Is there a tool, a language, or a framework out there that actually solves this well?
Or is this just one of those gaps in the tooling ecosystem that no one has filled yet?
Would love to hear what others are doing – and if anyone’s already working on a solution like this.
Thanks.
One example I find useful for a lot of usecases is dagster. You can define resources to encapsulate complexity https://docs.dagster.io/guides/build/external-resources in fact with components build on top of custom DSLs https://docs.dagster.io/guides/labs/components
At Magenta/Telekom we are bulding on https://georgheiler.com/event/magenta-data-architecture-25/ - you can follow along with this template here https://github.com/l-mds/local-data-stack/ you may find these examples useful to understand how to use dagster/graph-based data pipeliens @scale
I guess you can make the case that a general framework is useful, but TBH I think either it takes too long to include all use cases (and each company probably only needs one), or becomes too complicated to be a framework.
Not to discourage you though, it's fun to build your own project and I'd love you to try it out. Worst case, no one uses it but you bag a ton of experience.
My experience with Dagster has made me appreciative of plain, simple Python code and highly skeptical of frameworks.
The longer you stick with Python the more elegant you'll find your code. It takes time and trial and error to go from being annoyed with your code to being more comfortable with it and not looking for a tool or framework to be the silver bullet.
- read from an input (source)
- perform some sort of processing
- write the data to some output (sink)
This may either be batch or continuous (stream). The inputs may change, the outputs may change.
I personally think that sql and duckdb are well positioned to do this. SQL is declarative, standardized and has decades worth of mature implementations.
The “source” can be modeled as a table.
The “sink” can also be modeled as a table.
What does a custom dsl provide over sql?
I have a side project called Sqlflow which is attempting to do something similar/
https://github.com/turbolytics/sql-flow
It’s not a DSL but the pipeline is standardized using the source, process, sink stages. Right now the process is pure sql but the source and sink are declarative.
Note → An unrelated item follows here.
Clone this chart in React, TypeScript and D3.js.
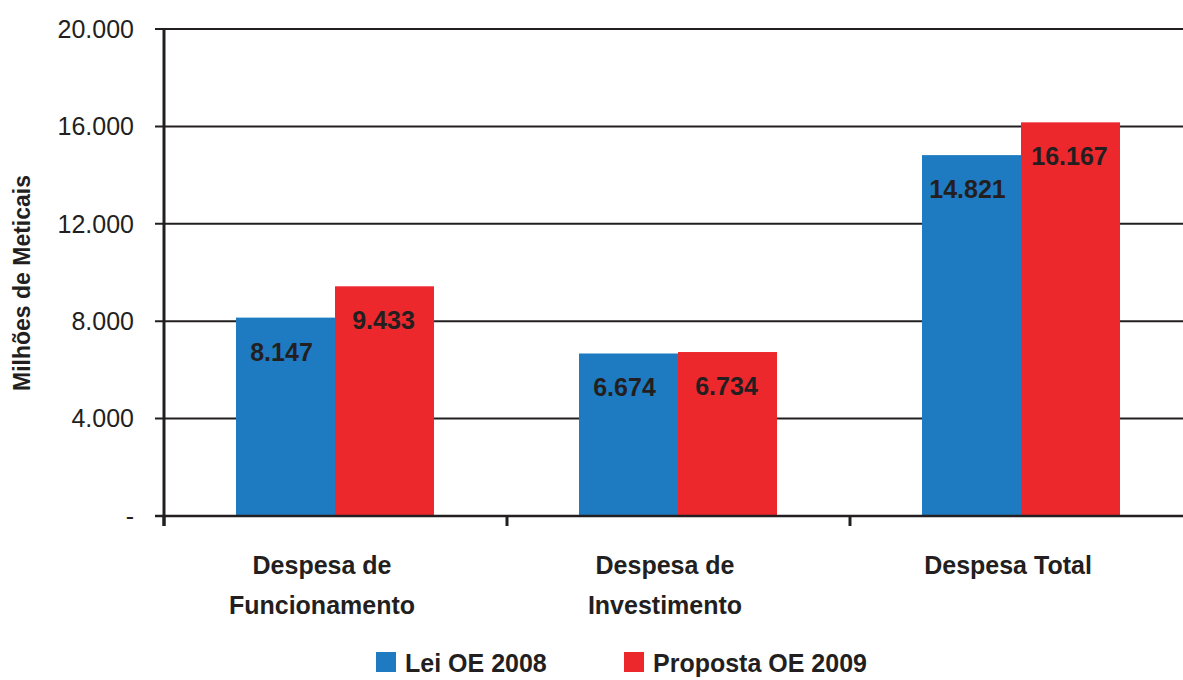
import React, { useEffect, useRef } from 'react';
import * as d3 from 'd3';

const categories = [['Despesa de', 'Funcionamento'], ['Despesa de', 'Investimento'], ['Despesa Total']];
const series = ['Lei OE 2008', 'Proposta OE 2009'];
const lei2008 = [8147, 6674, 14821];
const proposta2009 = [9433, 6734, 16167];
const yTicks = [0, 4000, 8000, 12000, 16000, 20000];
const colors = ['#1f7bc1', '#ec282d'];

const W = 1183;
const H = 680;
const ink = '#231f20';
const font = '"Liberation Sans", Arial, Helvetica, sans-serif';

const fmt = (v: number) => (v === 0 ? '-' : d3.format(',')(v).replace(/,/g, '.'));

const App = () => {
    const ref = useRef<SVGSVGElement>(null);

    useEffect(() => {
        const svg = d3.select(ref.current);
        svg.selectAll('*').remove();

        const x0 = d3.scaleBand<number>()
            .domain(d3.range(categories.length))
            .range([164, 1193])
            .padding(0);
        const x1 = d3.scaleBand<number>()
            .domain(d3.range(series.length))
            .range([72, 270]);
        const y = d3.scaleLinear().domain([0, 20000]).range([516, 29]);

        // gridlines + y ticks
        svg.append('g')
            .selectAll('line')
            .data(yTicks)
            .join('line')
            .attr('x1', 155)
            .attr('x2', W)
            .attr('y1', d => y(d))
            .attr('y2', d => y(d))
            .attr('stroke', ink)
            .attr('stroke-width', 2);

        svg.append('g')
            .selectAll('text')
            .data(yTicks)
            .join('text')
            .attr('x', 134)
            .attr('y', d => y(d))
            .attr('dy', '0.35em')
            .attr('text-anchor', 'end')
            .style('font-family', font)
            .style('font-size', '25px')
            .attr('fill', ink)
            .text(d => fmt(d));

        const data = categories.map((c, i) => [lei2008[i], proposta2009[i]]);

        const groups = svg.append('g')
            .selectAll('g')
            .data(data)
            .join('g')
            .attr('transform', (d, i) => `translate(${x0(i)},0)`);

        groups.selectAll('rect')
            .data(d => d)
            .join('rect')
            .attr('x', (d, j) => x1(j)!)
            .attr('width', x1.bandwidth())
            .attr('y', d => y(d))
            .attr('height', d => y(0) - y(d))
            .attr('fill', (d, j) => colors[j]);

        groups.selectAll('text')
            .data(d => d)
            .join('text')
            .attr('x', (d, j) => x1(j)! + x1.bandwidth() / 2 - (j === 0 ? 4 : 1))
            .attr('y', d => y(d) + 43)
            .attr('text-anchor', 'middle')
            .style('font-family', font)
            .style('font-size', '25px')
            .style('font-weight', 'bold')
            .attr('fill', ink)
            .text(d => fmt(d));

        // axes lines
        svg.append('line')
            .attr('x1', 164).attr('x2', 164)
            .attr('y1', 28).attr('y2', 526)
            .attr('stroke', ink).attr('stroke-width', 3);
        svg.append('line')
            .attr('x1', 155).attr('x2', W)
            .attr('y1', y(0)).attr('y2', y(0))
            .attr('stroke', ink).attr('stroke-width', 2.5);
        svg.append('g')
            .selectAll('line')
            .data(d3.range(categories.length))
            .join('line')
            .attr('x1', d => x0(d)!)
            .attr('x2', d => x0(d)!)
            .attr('y1', y(0))
            .attr('y2', 526)
            .attr('stroke', ink)
            .attr('stroke-width', 3);

        // category labels
        const cat = svg.append('g')
            .selectAll('text')
            .data(categories)
            .join('text')
            .attr('x', (d, i) => x0(i)! + 158)
            .attr('y', 574)
            .attr('text-anchor', 'middle')
            .style('font-family', font)
            .style('font-size', '25px')
            .style('font-weight', 'bold')
            .attr('fill', ink);
        cat.selectAll('tspan')
            .data(d => d)
            .join('tspan')
            .attr('x', function () { return (this.parentNode as SVGTextElement).getAttribute('x'); })
            .attr('dy', (d, k) => (k === 0 ? 0 : 40))
            .text(d => d);

        // y title
        svg.append('text')
            .attr('transform', 'translate(30,283) rotate(-90)')
            .attr('text-anchor', 'middle')
            .style('font-family', font)
            .style('font-size', '23px')
            .style('font-weight', 'bold')
            .attr('fill', ink)
            .text('Milhões de Meticais');

        // legend
        const legX = [376, 624];
        const leg = svg.append('g')
            .selectAll('g')
            .data(series)
            .join('g')
            .attr('transform', (d, i) => `translate(${legX[i]},652)`);
        leg.append('rect')
            .attr('width', 20)
            .attr('height', 20)
            .attr('fill', (d, i) => colors[i]);
        leg.append('text')
            .attr('x', 29)
            .attr('y', 20)
            .style('font-family', font)
            .style('font-size', '25px')
            .style('font-weight', 'bold')
            .attr('fill', ink)
            .text(d => d);
    }, []);

    return (
        <svg
            ref={ref}
            width={W}
            height={H}
            style={{ position: 'absolute', left: 0, top: 0, background: '#fff' }}
        />
    );
};

export default App;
SQL has so much prior art, linters and a huge ecosystem with many practitioners.
You provided a Clojure alternative, but without using the precise feature designed to alleviate this problem: transducers[0]. Transducers are the combination of functional composition and an indirection designed to decouple the data transformation pipeline from any specific source (e.g. async vs in-memory doesn't matter).
Sometimes I wrote small frameworks on my own, sometimes I used 3rd party tools. I also tried to create a universal framework for that, trying to solve exactly what you described. Never finished it, because I am more of the no-finishing guy.
However, at some point I came to the conclusion, that it's simply not possible. which is nonsense and more of an excuse. as you said, it's just data in and data out, processed through some simple rules.
so, I'd know the concept, but there are a million other projects in my head.
To get to a higher level of abstraction than the general purpose languages you have to get more specific, maybe someone just hasn’t done it yet for your use case.
(pd.read_json(…)
.join(pd.read_json(…))
.assign(
texts=…,
embeddings=…,
)
.pipe(extract_something)
.query(some_filter)
.pipe(send_somewhere, batch=50))
(this is just thrown together, untested, on mobile, and I’m not sure what your data looks like exactly, or how you’re transforming it, but that’s the general form)Is it the syntax you don’t like, or your data is too large to fit in memory, or what aspect? This can certainly be made more concise if desired, if we want to wrap things in classes, decorators, context managers, overload the actual pipe operator, or other syntactic sugar mechanisms.
Most tools you find will be aimed at handling scale, and in the name of efficiency will therefore be in a columnar form, which is why you see a bunch of tools that do this already but only on tabular data. JSON is slow to work with beyond the initial load, so often you’d see it loaded into pandas or polars, maybe with minor transformation, then dumped to parquet files for some downstream tool to pick up and process.
These systems are also geared toward being robust. In a real world system there are all kinds of unexpected errors to handle. What happens if the API you’re pushing to is down, or starts rate limiting you, or someone added a new field or renamed a field or your two data sets don’t have matching keys? Real pipelines have to account for this, and depending on your scenario you might want to retry, or roll back changes, and this can get ridiculously complicated because in API land you often don’t have any analogous concept of transactions and rollback like exist in SQL, so without a distributed transaction coordinator (it’s own complexity), streaming data will lead to distributed systems drifting out of sync. And now you need a batch job on top of your streaming data to ensure it hasn’t fallen out of sync (so in reality, unless you have heavy complexity needs, just use SQL so you have transactions, or just use batch jobs).
But that’s the reason you don’t see this record-based fire-and-forget approach, because it’s too slow and lacks error handling, and why instead everything is columnar and heavyweight (with DAGs and workflow orchestrators etc).
Maybe I’m missing your point, but your Python code could definitely be as concise as any of the other examples you gave.